Por otro lado, es lamentable que tras lo sucedido hayan circulado fotografías de la agredida, así como la orden de protección emitida en contra del Presidente Municipal, violando de esa forma su intimidad y sus derechos como víctima. Ante ello, las autoridades que se vieron involucradas deben de aclarar cómo es que dichas fotografías y documentos llegaron a ser del dominio público.

Colima es un estado en donde existen cinco municipios en los cuales se ha declarado la Alerta de Violencia de Género, y aunque Armería no es uno de ellos, la violencia contra las mujeres no es una situación que escape a sus límites territoriales. Es inconcebible que un funcionario público constitucionalmente electo se comporte de esta forma, violentando la integridad física de una mujer, independientemente de si lleva con ella una relación o no, y después intente invisibilizar el acto valiéndose de los recursos públicos del Ayuntamiento, y naturalizando la violencia contra las mujeres, para poder mantenerse en la impunidad.

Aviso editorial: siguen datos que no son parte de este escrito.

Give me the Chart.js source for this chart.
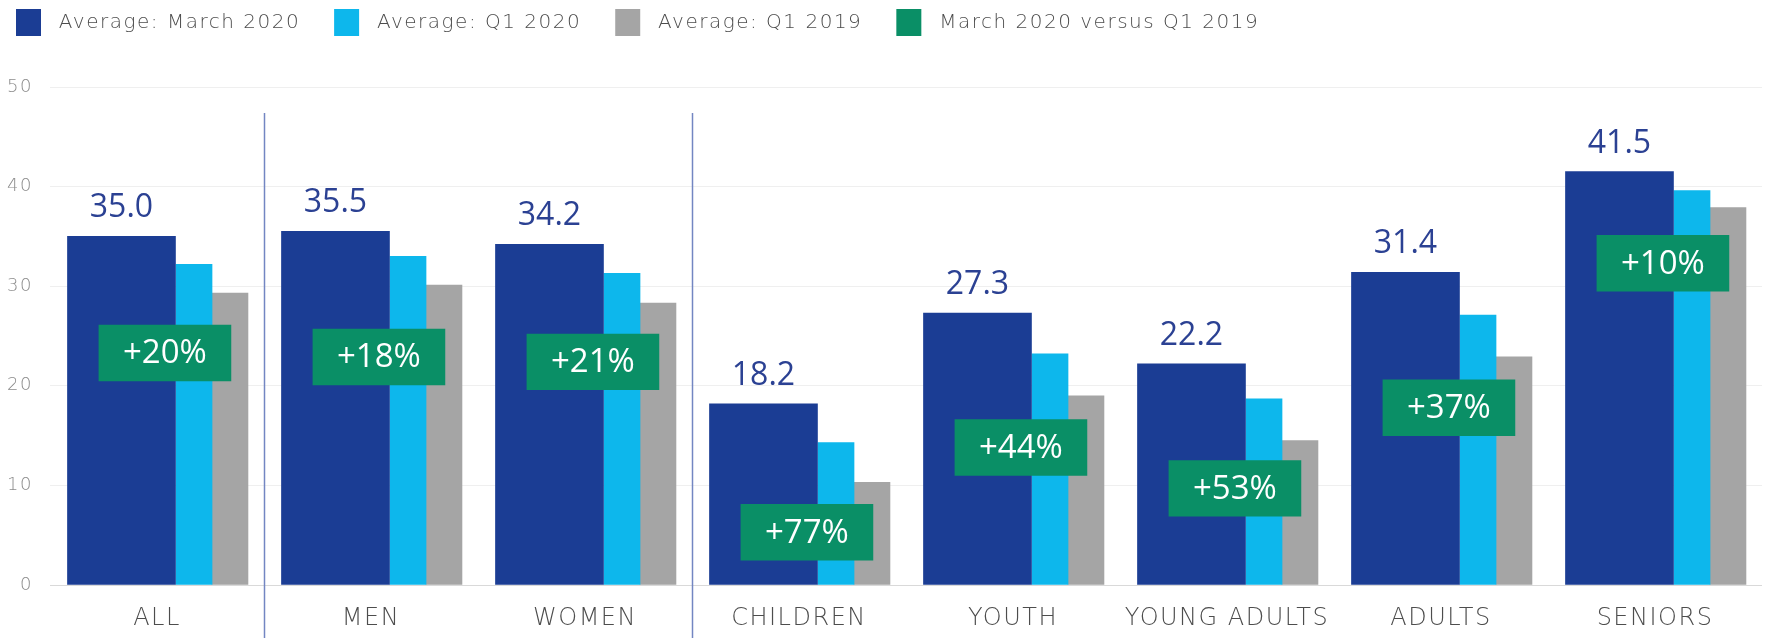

Las autoridades de Colima están obligadas a brindar la máxima protección a la víctima, y a investigar hasta las últimas consecuencias este acto, más aún considerando que hubo un arma involucrada que pudo haber puesto en peligro la vida de la víctima, misma que habría que ver si no es de uso exclusivo del Ejército, y tiene los permisos correspondientes. De haber un delito que perseguir, el poder que actualmente ejerce el funcionario no debería de ser impedimento para que se le vincule a proceso, llevándose a cabo los procesos legales correspondientes.

La lucha por el acceso de las mujeres a sus Derechos Humanos, no debe de ser interrumpida por la posición política o de poder del agresor, de lo contrario no estaríamos hablando de un compromiso auténtico de las autoridades del estado, sino de una simulación peligrosa que puede costarnos más vidas.